WORK TO COMPLETE -> Produce an exact copy of all the data below, dropping every image.

RECORDS FOR THE TASK ->
• • • •

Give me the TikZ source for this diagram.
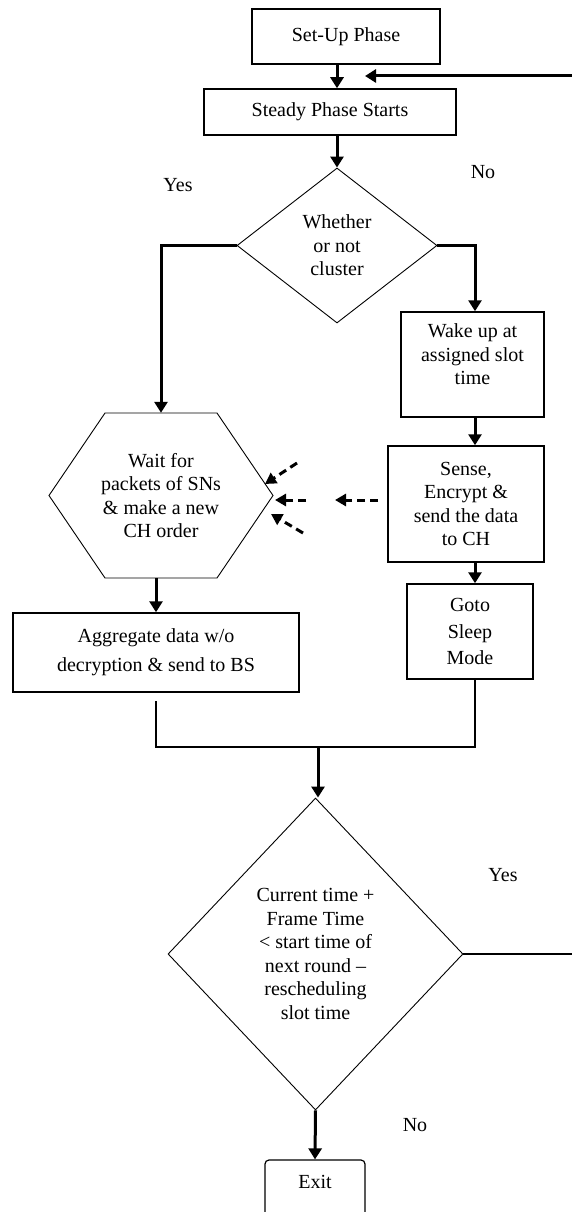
\documentclass[tikz,border=0pt]{standalone}
\usepackage{fontspec}
\setmainfont{Liberation Serif}
\usetikzlibrary{shapes.geometric,arrows.meta,calc}
\begin{document}
\begin{tikzpicture}[x=1pt,y=-1pt,
  every node/.style={font=\fontsize{20}{23.5}\selectfont, align=center, inner sep=0pt},
  box/.style={draw, line width=1.5pt, rectangle},
  dec/.style={draw, diamond, line width=0.9pt},
  flow/.style={line width=3pt, -{Triangle[length=11pt,width=13pt]}},
  link/.style={line width=1.5pt},
  dashflow/.style={line width=3pt, dash pattern=on 8pt off 5pt, -{Triangle[length=11pt,width=12pt]}}]
\useasboundingbox (0,0) rectangle (571,1212);

% nodes
\node[box, minimum width=188pt, minimum height=55pt] (setup) at (346,36.5) {Set-Up Phase};
\node[box, minimum width=252pt, minimum height=46pt] (steady) at (330,112) {Steady Phase Starts};
\node[dec, minimum width=200pt, minimum height=155pt] (d1) at (337,245.5) {Whether\\or not\\cluster};
\node[box, minimum width=143pt, minimum height=105pt] (wake) at (472.5,364.5) {Wake up at\\assigned slot\\time\\[-3.5pt]\mbox{}};
\node[box, minimum width=156pt, minimum height=116pt] (sense) at (466,504) {Sense,\\Encrypt \&\\send the data\\to CH};
\node[box, minimum width=126pt, minimum height=95pt] (goto) at (470,631.5) {Goto\\[3pt]Sleep\\[3pt]Mode};
\node[minimum width=112pt, minimum height=165pt] (hex) at (161,495.5) {Wait for\\packets of SNs\\\& make a new\\CH order};
\draw[line width=0.9pt] ($(hex.center)+(-56,-82.5)$) -- ($(hex.center)+(56,-82.5)$)
  -- ($(hex.center)+(112,0)$) -- ($(hex.center)+(56,82.5)$)
  -- ($(hex.center)+(-56,82.5)$) -- ($(hex.center)+(-112,0)$) -- cycle;
\node[box, minimum width=286pt, minimum height=79pt] (agg) at (156,652.5) {Aggregate data w/o\\[5.5pt]decryption \& send to BS};
\node[dec, minimum width=295pt, minimum height=312pt] (d2) at (315.5,954) {Current time +\\Frame Time\\< start time of\\next round --\\rescheduling\\slot time};
\node[draw, rounded corners=4pt, line width=1.2pt, minimum width=100pt, minimum height=60pt] (exit) at (315,1190) {Exit\\[-7.5pt]\mbox{}};

% labels
\node (yes1) at (178,185) {Yes};
\node (no1) at (483,172) {No};
\node (yes2) at (503,875) {Yes};
\node (no2) at (415,1125) {No};

% connectors
\coordinate (rc) at (475,0);
\coordinate (m) at (318,747);
\draw[flow] ([xshift=-9pt]setup.south) -- ([xshift=-9pt]setup.south |- steady.north);
\draw[flow] (d1.north |- steady.south) -- (d1.north);
\draw[flow] (d1.west) -| (hex.north);
\draw[flow] (d1.east) -| (wake.north -| rc);
\draw[flow] (wake.south -| rc) -- (sense.north -| rc);
\draw[flow] (sense.south -| rc) -- (goto.north -| rc);
\draw[flow] (hex.south -| agg.north) -- (agg.north);
\draw[link] (goto.south -| rc) |- (m) -| ([yshift=-8pt]agg.south);
\draw[flow] (m) -- (m |- d2.north);
\draw[flow] (d2.south) -- (exit.north);

% feedback loop (runs off the right edge)
\coordinate (r1) at (576,954);
\coordinate (r2) at (576,76);
\coordinate (fb) at (365,76);
\draw[line width=2pt] (d2.east) -- (d2.east -| r1);
\draw[flow] (d2.east -| r1) -- (r2) -- (fb);

% dashed arrows
\coordinate (s0) at (378,500); \coordinate (s1) at (335,500);
\coordinate (a0) at (297,463); \coordinate (a1) at (265,484);
\coordinate (b0) at (306,500); \coordinate (b1) at (275,500);
\coordinate (c0) at (303,533); \coordinate (c1) at (271,514);
\draw[dashflow] (s0) -- (s1);
\draw[dashflow] (a0) -- (a1);
\draw[dashflow] (b0) -- (b1);
\draw[dashflow] (c0) -- (c1);
\end{tikzpicture}
\end{document}
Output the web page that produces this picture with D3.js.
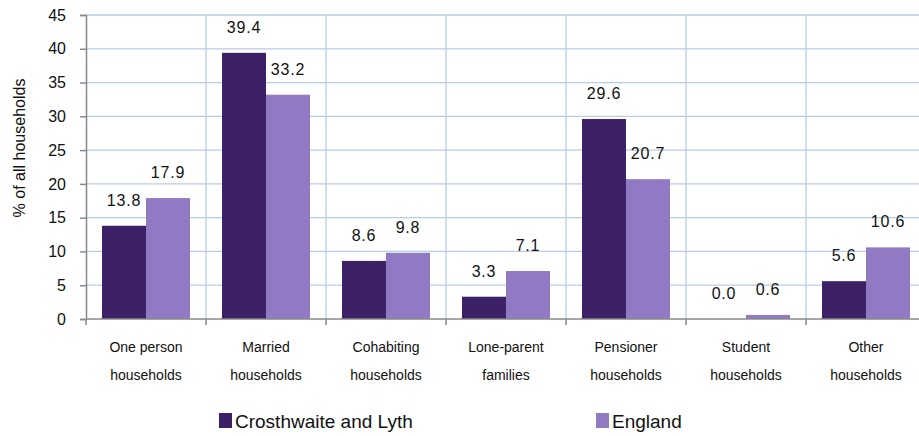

• • • •

FINISHED EXERCISE ->
Give me the TikZ source for this diagram.
\documentclass[tikz,border=0pt]{standalone}
\usepackage{fontspec}
\setmainfont{Liberation Serif}
\usetikzlibrary{shapes.geometric,arrows.meta,calc}
\begin{document}
\begin{tikzpicture}[x=1pt,y=-1pt,
  every node/.style={font=\fontsize{20}{23.5}\selectfont, align=center, inner sep=0pt},
  box/.style={draw, line width=1.5pt, rectangle},
  dec/.style={draw, diamond, line width=0.9pt},
  flow/.style={line width=3pt, -{Triangle[length=11pt,width=13pt]}},
  link/.style={line width=1.5pt},
  dashflow/.style={line width=3pt, dash pattern=on 8pt off 5pt, -{Triangle[length=11pt,width=12pt]}}]
\useasboundingbox (0,0) rectangle (571,1212);

% nodes
\node[box, minimum width=188pt, minimum height=55pt] (setup) at (346,36.5) {Set-Up Phase};
\node[box, minimum width=252pt, minimum height=46pt] (steady) at (330,112) {Steady Phase Starts};
\node[dec, minimum width=200pt, minimum height=155pt] (d1) at (337,245.5) {Whether\\or not\\cluster};
\node[box, minimum width=143pt, minimum height=105pt] (wake) at (472.5,364.5) {Wake up at\\assigned slot\\time\\[-3.5pt]\mbox{}};
\node[box, minimum width=156pt, minimum height=116pt] (sense) at (466,504) {Sense,\\Encrypt \&\\send the data\\to CH};
\node[box, minimum width=126pt, minimum height=95pt] (goto) at (470,631.5) {Goto\\[3pt]Sleep\\[3pt]Mode};
\node[minimum width=112pt, minimum height=165pt] (hex) at (161,495.5) {Wait for\\packets of SNs\\\& make a new\\CH order};
\draw[line width=0.9pt] ($(hex.center)+(-56,-82.5)$) -- ($(hex.center)+(56,-82.5)$)
  -- ($(hex.center)+(112,0)$) -- ($(hex.center)+(56,82.5)$)
  -- ($(hex.center)+(-56,82.5)$) -- ($(hex.center)+(-112,0)$) -- cycle;
\node[box, minimum width=286pt, minimum height=79pt] (agg) at (156,652.5) {Aggregate data w/o\\[5.5pt]decryption \& send to BS};
\node[dec, minimum width=295pt, minimum height=312pt] (d2) at (315.5,954) {Current time +\\Frame Time\\< start time of\\next round --\\rescheduling\\slot time};
\node[draw, rounded corners=4pt, line width=1.2pt, minimum width=100pt, minimum height=60pt] (exit) at (315,1190) {Exit\\[-7.5pt]\mbox{}};

% labels
\node (yes1) at (178,185) {Yes};
\node (no1) at (483,172) {No};
\node (yes2) at (503,875) {Yes};
\node (no2) at (415,1125) {No};

% connectors
\coordinate (rc) at (475,0);
\coordinate (m) at (318,747);
\draw[flow] ([xshift=-9pt]setup.south) -- ([xshift=-9pt]setup.south |- steady.north);
\draw[flow] (d1.north |- steady.south) -- (d1.north);
\draw[flow] (d1.west) -| (hex.north);
\draw[flow] (d1.east) -| (wake.north -| rc);
\draw[flow] (wake.south -| rc) -- (sense.north -| rc);
\draw[flow] (sense.south -| rc) -- (goto.north -| rc);
\draw[flow] (hex.south -| agg.north) -- (agg.north);
\draw[link] (goto.south -| rc) |- (m) -| ([yshift=-8pt]agg.south);
\draw[flow] (m) -- (m |- d2.north);
\draw[flow] (d2.south) -- (exit.north);

% feedback loop (runs off the right edge)
\coordinate (r1) at (576,954);
\coordinate (r2) at (576,76);
\coordinate (fb) at (365,76);
\draw[line width=2pt] (d2.east) -- (d2.east -| r1);
\draw[flow] (d2.east -| r1) -- (r2) -- (fb);

% dashed arrows
\coordinate (s0) at (378,500); \coordinate (s1) at (335,500);
\coordinate (a0) at (297,463); \coordinate (a1) at (265,484);
\coordinate (b0) at (306,500); \coordinate (b1) at (275,500);
\coordinate (c0) at (303,533); \coordinate (c1) at (271,514);
\draw[dashflow] (s0) -- (s1);
\draw[dashflow] (a0) -- (a1);
\draw[dashflow] (b0) -- (b1);
\draw[dashflow] (c0) -- (c1);
\end{tikzpicture}
\end{document}
Output the web page that produces this picture with D3.js.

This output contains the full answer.